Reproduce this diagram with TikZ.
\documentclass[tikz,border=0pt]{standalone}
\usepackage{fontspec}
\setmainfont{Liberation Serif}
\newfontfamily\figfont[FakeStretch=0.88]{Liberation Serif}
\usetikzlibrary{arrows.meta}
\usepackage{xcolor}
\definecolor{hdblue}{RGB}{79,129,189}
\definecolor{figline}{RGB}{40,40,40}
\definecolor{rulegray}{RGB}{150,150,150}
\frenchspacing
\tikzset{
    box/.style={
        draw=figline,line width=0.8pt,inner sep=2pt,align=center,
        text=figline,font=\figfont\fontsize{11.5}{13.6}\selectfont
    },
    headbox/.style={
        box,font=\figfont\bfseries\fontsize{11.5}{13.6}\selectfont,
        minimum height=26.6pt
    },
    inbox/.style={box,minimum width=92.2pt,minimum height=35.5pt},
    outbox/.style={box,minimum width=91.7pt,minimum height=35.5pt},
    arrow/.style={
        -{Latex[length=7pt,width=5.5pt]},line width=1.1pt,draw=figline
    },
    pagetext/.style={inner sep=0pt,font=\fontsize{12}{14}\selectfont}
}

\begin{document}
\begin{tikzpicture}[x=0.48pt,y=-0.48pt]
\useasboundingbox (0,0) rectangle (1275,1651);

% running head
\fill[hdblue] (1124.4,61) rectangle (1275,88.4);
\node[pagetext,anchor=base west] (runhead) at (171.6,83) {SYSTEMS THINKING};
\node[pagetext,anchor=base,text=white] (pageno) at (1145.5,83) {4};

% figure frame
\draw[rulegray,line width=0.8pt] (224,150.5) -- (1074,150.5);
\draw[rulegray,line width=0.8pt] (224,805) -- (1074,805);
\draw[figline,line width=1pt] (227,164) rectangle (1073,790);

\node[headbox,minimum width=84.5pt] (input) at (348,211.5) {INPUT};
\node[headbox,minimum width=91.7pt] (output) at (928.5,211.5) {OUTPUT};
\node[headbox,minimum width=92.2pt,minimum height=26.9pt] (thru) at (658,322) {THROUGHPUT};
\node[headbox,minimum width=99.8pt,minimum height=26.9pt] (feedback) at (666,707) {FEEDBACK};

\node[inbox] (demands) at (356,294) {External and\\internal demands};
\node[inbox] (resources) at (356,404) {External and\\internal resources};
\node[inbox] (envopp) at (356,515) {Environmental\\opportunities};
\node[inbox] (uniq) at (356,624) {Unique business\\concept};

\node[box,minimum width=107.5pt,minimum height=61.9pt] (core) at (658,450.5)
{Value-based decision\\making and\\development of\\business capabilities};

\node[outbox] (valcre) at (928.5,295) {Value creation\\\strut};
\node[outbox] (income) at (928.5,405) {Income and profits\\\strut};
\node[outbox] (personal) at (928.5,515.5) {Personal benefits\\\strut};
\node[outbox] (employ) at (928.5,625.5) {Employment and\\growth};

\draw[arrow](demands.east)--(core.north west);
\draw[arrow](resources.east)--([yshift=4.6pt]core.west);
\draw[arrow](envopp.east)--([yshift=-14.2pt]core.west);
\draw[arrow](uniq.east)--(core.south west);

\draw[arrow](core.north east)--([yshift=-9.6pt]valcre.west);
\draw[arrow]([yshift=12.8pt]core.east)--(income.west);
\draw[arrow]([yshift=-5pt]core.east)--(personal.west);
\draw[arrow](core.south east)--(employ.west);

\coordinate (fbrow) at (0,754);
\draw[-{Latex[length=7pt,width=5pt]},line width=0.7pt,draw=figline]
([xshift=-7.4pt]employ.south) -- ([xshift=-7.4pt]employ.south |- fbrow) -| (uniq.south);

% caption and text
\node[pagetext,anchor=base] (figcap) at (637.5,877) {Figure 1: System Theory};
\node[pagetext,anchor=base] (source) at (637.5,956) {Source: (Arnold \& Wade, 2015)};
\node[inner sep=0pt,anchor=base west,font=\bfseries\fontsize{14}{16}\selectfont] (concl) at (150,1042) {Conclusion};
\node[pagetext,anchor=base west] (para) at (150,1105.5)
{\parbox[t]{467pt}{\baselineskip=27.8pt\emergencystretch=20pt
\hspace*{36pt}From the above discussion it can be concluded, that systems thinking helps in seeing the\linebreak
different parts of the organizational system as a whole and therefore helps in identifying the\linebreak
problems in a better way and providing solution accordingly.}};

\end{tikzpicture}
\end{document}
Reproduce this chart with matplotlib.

■ Problem requirements:
Look through the material and copy each line that has "Reproduce".

■ Correct output:
Reproduce this diagram with TikZ.
Reproduce this chart with matplotlib.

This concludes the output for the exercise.